Intact argued that the purpose test failed. Intact characterized the use of the car as that of a catapult for the offending egg. Catapulting an egg was not an ordinary and well known use of an automobile, Intact argued, but an aberrant use. The Court disagreed. It held that the driver of the car was transporting passengers and cargo, namely, the egg(s). The car was not a catapult since catapults do not carry passengers nor travel on roads. But transporting passengers and transporting cargo are well known activities involving the use of an automobile. Thus, the egg throwing incident did in fact occur in the course of an ordinary and well known activity of automobiles.

Intact argued that the modified causation test also failed because the act of intentionally throwing an egg from a moving vehicle was an intervening act that broke the chain of causation between the driving of the vehicle by the unidentified motorist and the plaintiff’s injuries. Intact argued this was analogous to a drive-by shooting, and relied on a case in which the Court of Appeal ruled that a drive-by shooting was distinct and an intervening act completely independent from the use or operation of the vehicle.

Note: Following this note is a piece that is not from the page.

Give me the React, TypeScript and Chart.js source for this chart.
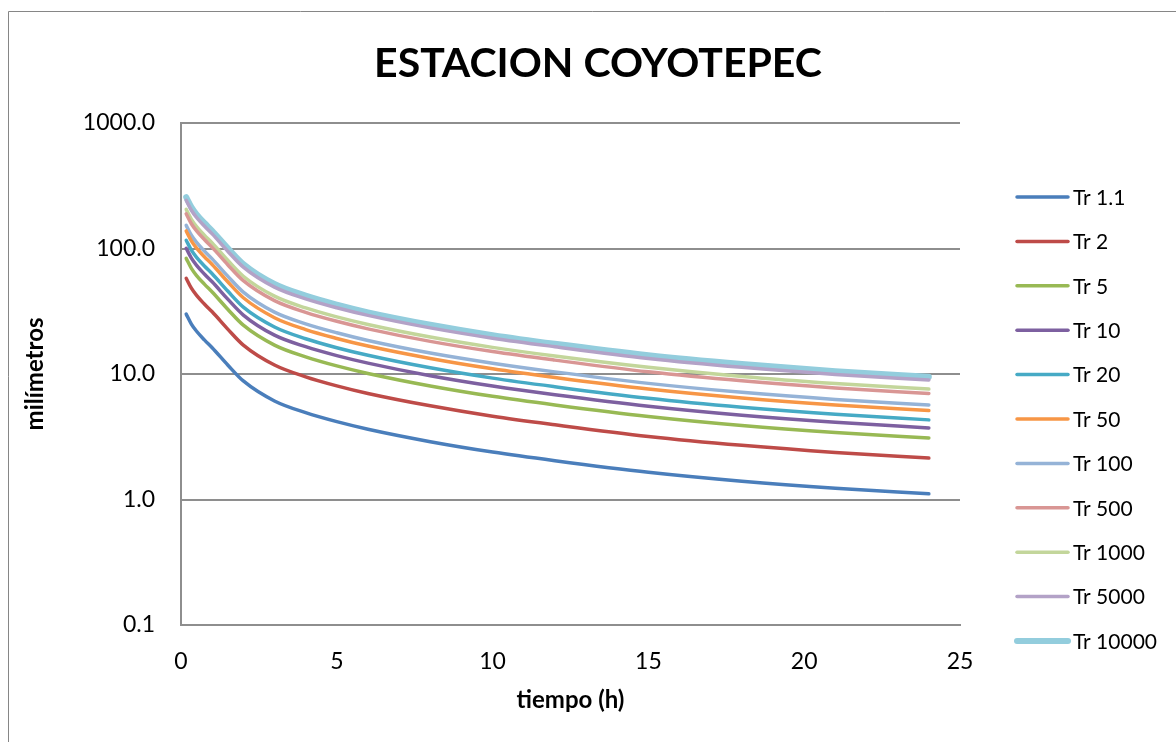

But the Court again rejected Intact’s argument. The plaintiff had served a Biomechanics expert report wherein the engineer concluded that the kinetic energy imparted to the egg by the speeding motor vehicle rendered the involvement of the motor vehicle the dominant feature that caused the plaintiff’s injuries. Absent the speed and kinetic energy imparted to the egg by the vehicle, the plaintiff would not have suffered the eye injury. So unlike the drive-by shooting case, here there was an unbroken chain of causation linking the injuries to the use and operation of the automobile.

In the result, the plaintiff met both the purpose test and the modified causation test, and Intact’s summary judgment motion was dismissed. We continue to see these two tests evolve and egg-spand in cases involving automobiles. Don’t whisk holding on to rigid interpretations of what could be considered an ordinary and well-known activity of automobiles.

Case: Gilbraith v. Intact Insurance Company, 2019 ONSC 1875

The plaintiff, a teenage girl, suffered a permanent loss of vision in her right eye.